The bill states, in part: "The state has a strong interest in promoting stable and lasting families, and believes that all families should be provided with the opportunity to obtain necessary legal protections and status and the ability to achieve their fullest potential."
Currently it's up to local governments to decide whether to allow domestic partnership registration. Orlando is one city in Florida that allows it.
In 2008, Florida voters approved a constitutional ban on same-sex marriage. The text of Senate Bill 196 says it is not aimed at altering the constitutional definition of marriage in Florida as being between "one man and one woman". However, the bill states its intent is to "provide an alternative mechanism for extending certain important rights and responsibilities to individuals who choose to form long-term, mutually supporting relationship."
Rights that mirror those given to married couples.
Other measures in the bill include redefining the term "family or household member" in the context of domestic violence to include domestic partnership.
While it is not new, the legislation does come at a time when there is renewed conversation, and growing support, about equal rights and gay marriage.
The United States Supreme Court is expected to take up oral arguments in March on the issue of gay marriage. In May 2012, President Obama told ABC's Robin Roberts that he supports gay marriage, becoming the first sitting president to publicly support same-sex marriage.
Last fall, Rep. Joe Saunders (D-Orlando) and Rep. David Richardson (D-Miami) became the first two openly gay lawmakers sworn into office in the Florida House of Representatives.

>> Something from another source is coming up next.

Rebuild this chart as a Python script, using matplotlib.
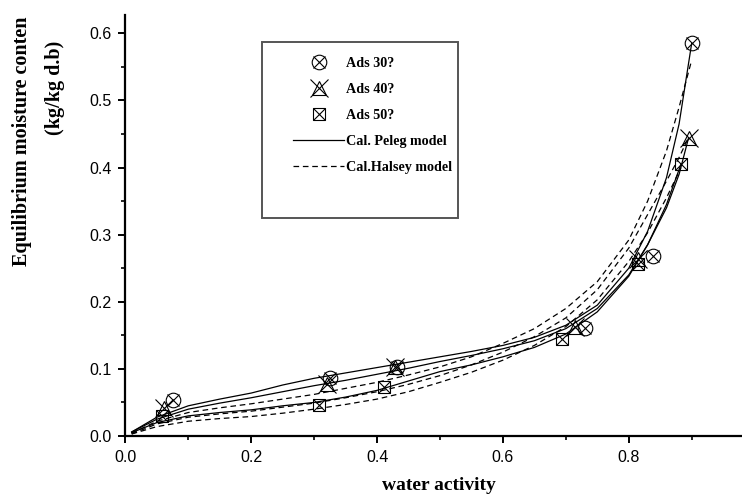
import matplotlib
matplotlib.use("Agg")
import matplotlib.pyplot as plt
from matplotlib.lines import Line2D
from matplotlib.patches import Rectangle
from matplotlib.legend_handler import HandlerTuple

# ---- data ----
aw_30 = [0.076, 0.325, 0.431, 0.731, 0.839, 0.900]
emc_30 = [0.054, 0.087, 0.103, 0.161, 0.268, 0.585]
aw_40 = [0.062, 0.320, 0.429, 0.715, 0.815, 0.895]
emc_40 = [0.042, 0.078, 0.103, 0.163, 0.264, 0.444]
aw_50 = [0.058, 0.308, 0.411, 0.694, 0.814, 0.883]
emc_50 = [0.030, 0.046, 0.073, 0.145, 0.257, 0.405]

aw_base = [0.01, 0.05, 0.10, 0.15, 0.20, 0.25, 0.30, 0.35, 0.40, 0.45,
           0.50, 0.55, 0.60, 0.65, 0.70, 0.75, 0.80, 0.83, 0.86]
aw_m30 = aw_base + [0.88, 0.90]
aw_m40 = aw_base + [0.88, 0.895]
aw_m50 = aw_base + [0.883]

peleg_30 = [0.006, 0.028, 0.045, 0.055, 0.064, 0.076, 0.086, 0.094, 0.102, 0.110,
            0.118, 0.126, 0.135, 0.147, 0.165, 0.195, 0.250, 0.305, 0.385, 0.465, 0.585]
peleg_40 = [0.006, 0.025, 0.040, 0.049, 0.057, 0.066, 0.075, 0.083, 0.092, 0.101,
            0.111, 0.120, 0.130, 0.142, 0.160, 0.190, 0.240, 0.285, 0.340, 0.390, 0.444]
peleg_50 = [0.005, 0.020, 0.030, 0.035, 0.039, 0.045, 0.050, 0.058, 0.068, 0.082,
            0.096, 0.106, 0.118, 0.132, 0.152, 0.185, 0.238, 0.285, 0.345, 0.405]

halsey_30 = [0.004, 0.022, 0.035, 0.042, 0.048, 0.055, 0.062, 0.071, 0.080, 0.091,
             0.103, 0.118, 0.138, 0.160, 0.190, 0.230, 0.292, 0.350, 0.425, 0.490, 0.560]
halsey_40 = [0.003, 0.018, 0.028, 0.033, 0.037, 0.043, 0.049, 0.057, 0.066, 0.077,
             0.090, 0.106, 0.125, 0.148, 0.176, 0.218, 0.280, 0.330, 0.380, 0.415, 0.445]
halsey_50 = [0.003, 0.014, 0.022, 0.026, 0.029, 0.034, 0.040, 0.047, 0.055, 0.066,
             0.080, 0.095, 0.113, 0.135, 0.163, 0.203, 0.260, 0.303, 0.355, 0.400]

x_ticks = [0.0, 0.2, 0.4, 0.6, 0.8]
x_tick_labels = ["0.0", "0.2", "0.4", "0.6", "0.8"]
y_ticks = [0.0, 0.1, 0.2, 0.3, 0.4, 0.5, 0.6]
y_tick_labels = ["0.0", "0.1", "0.2", "0.3", "0.4", "0.5", "0.6"]

labels = ["Ads 30?", "Ads 40?", "Ads 50?", "Cal. Peleg model", "Cal.Halsey model"]
x_label = "water activity"
y_label_1 = "Equilibrium moisture conten"
y_label_2 = "(kg/kg d.b)"

# ---- figure ----
W, H = 742, 495
fig = plt.figure(figsize=(W / 100, H / 100), dpi=100)
ax_l, ax_b, ax_r, ax_t = 125.4, 436, 742, 15
ax = fig.add_axes([ax_l / W, 1 - ax_b / H, (ax_r - ax_l) / W, (ax_b - ax_t) / H])
ax.set_xlim(0, 0.98)
ax.set_ylim(0, 0.6274)

lw = 0.9
dash = (0, (4.5, 3))
ax.plot(aw_m30, peleg_30, color="black", lw=lw)
ax.plot(aw_m40, peleg_40, color="black", lw=lw)
ax.plot(aw_m50, peleg_50, color="black", lw=lw)
ax.plot(aw_m30, halsey_30, color="black", lw=lw, linestyle=dash)
ax.plot(aw_m40, halsey_40, color="black", lw=lw, linestyle=dash)
ax.plot(aw_m50, halsey_50, color="black", lw=lw, linestyle=dash)

mew = 0.8
h30a, = ax.plot(aw_30, emc_30, linestyle="none", marker="o", ms=10.5, mfc="none", mec="black", mew=mew)
h30b, = ax.plot(aw_30, emc_30, linestyle="none", marker="x", ms=9, mec="black", mew=mew)
h40a, = ax.plot(aw_40, emc_40, linestyle="none", marker="^", ms=10, mfc="none", mec="black", mew=mew)
h40b, = ax.plot(aw_40, emc_40, linestyle="none", marker="x", ms=13, mec="black", mew=mew)
h50a, = ax.plot(aw_50, emc_50, linestyle="none", marker="s", ms=9, mfc="none", mec="black", mew=mew)
h50b, = ax.plot(aw_50, emc_50, linestyle="none", marker="x", ms=8, mec="black", mew=mew)

h_pel = Line2D([], [], color="black", lw=lw)
h_hal = Line2D([], [], color="black", lw=lw, linestyle=dash)

# axes styling
for s in ["top", "right"]:
    ax.spines[s].set_visible(False)
for s in ["left", "bottom"]:
    ax.spines[s].set_linewidth(1.6)
ax.set_xticks(x_ticks)
ax.set_xticklabels(x_tick_labels)
ax.set_yticks(y_ticks)
ax.set_yticklabels(y_tick_labels)
ax.set_xticks([0.1, 0.3, 0.5, 0.7, 0.9], minor=True)
ax.set_yticks([0.05, 0.15, 0.25, 0.35, 0.45, 0.55], minor=True)
ax.tick_params(which="major", direction="out", length=5, width=1.4, pad=5,
               labelsize=11.5, labelfontfamily="Liberation Sans")
ax.tick_params(which="minor", direction="out", length=3, width=1.2)

serif = "Liberation Serif"
fig.text(439 / W, 1 - 485 / H, x_label, ha="center", va="center",
         fontsize=14, fontweight="bold", family=serif)
fig.text(22 / W, 1 - 141 / H, y_label_1, rotation=90, ha="center", va="center",
         fontsize=14.5, fontweight="bold", family=serif)
fig.text(55 / W, 1 - 88 / H, y_label_2, rotation=90, ha="center", va="center",
         fontsize=14.5, fontweight="bold", family=serif)

# legend box
def fx(px):
    return (px - ax_l) / (ax_r - ax_l)

def fy(py):
    return (ax_b - py) / (ax_b - ax_t)

ax.add_patch(Rectangle((fx(262), fy(218)), fx(458) - fx(262), fy(42) - fy(218),
                       transform=ax.transAxes, fill=False, edgecolor="#555555",
                       lw=1.4, zorder=5))

leg = ax.legend([(h30a, h30b), (h40a, h40b), (h50a, h50b), h_pel, h_hal], labels,
                handler_map={tuple: HandlerTuple(ndivide=1)},
                loc="upper left", bbox_to_anchor=(fx(293), fy(57)),
                frameon=False, borderpad=0, borderaxespad=0,
                handlelength=3.6, handletextpad=0.15, labelspacing=0.92,
                prop={"family": serif, "weight": "bold", "size": 10.2})

fig.savefig("out.png", dpi=100)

On the issue of gay marriage, a Quinnipiac University Poll, published in December 2012, shows that Florida voters are changing their minds about same-sex marriage.
"They opposed this idea 50 - 40 percent in a May 23 Quinnipiac University Poll. Today, voters are divided with 43 percent in favor and 45 percent opposed. Men are opposed 48 - 40 percent while women are divided with 45 percent supporting same-sex marriage and 43 percent opposed," the poll states.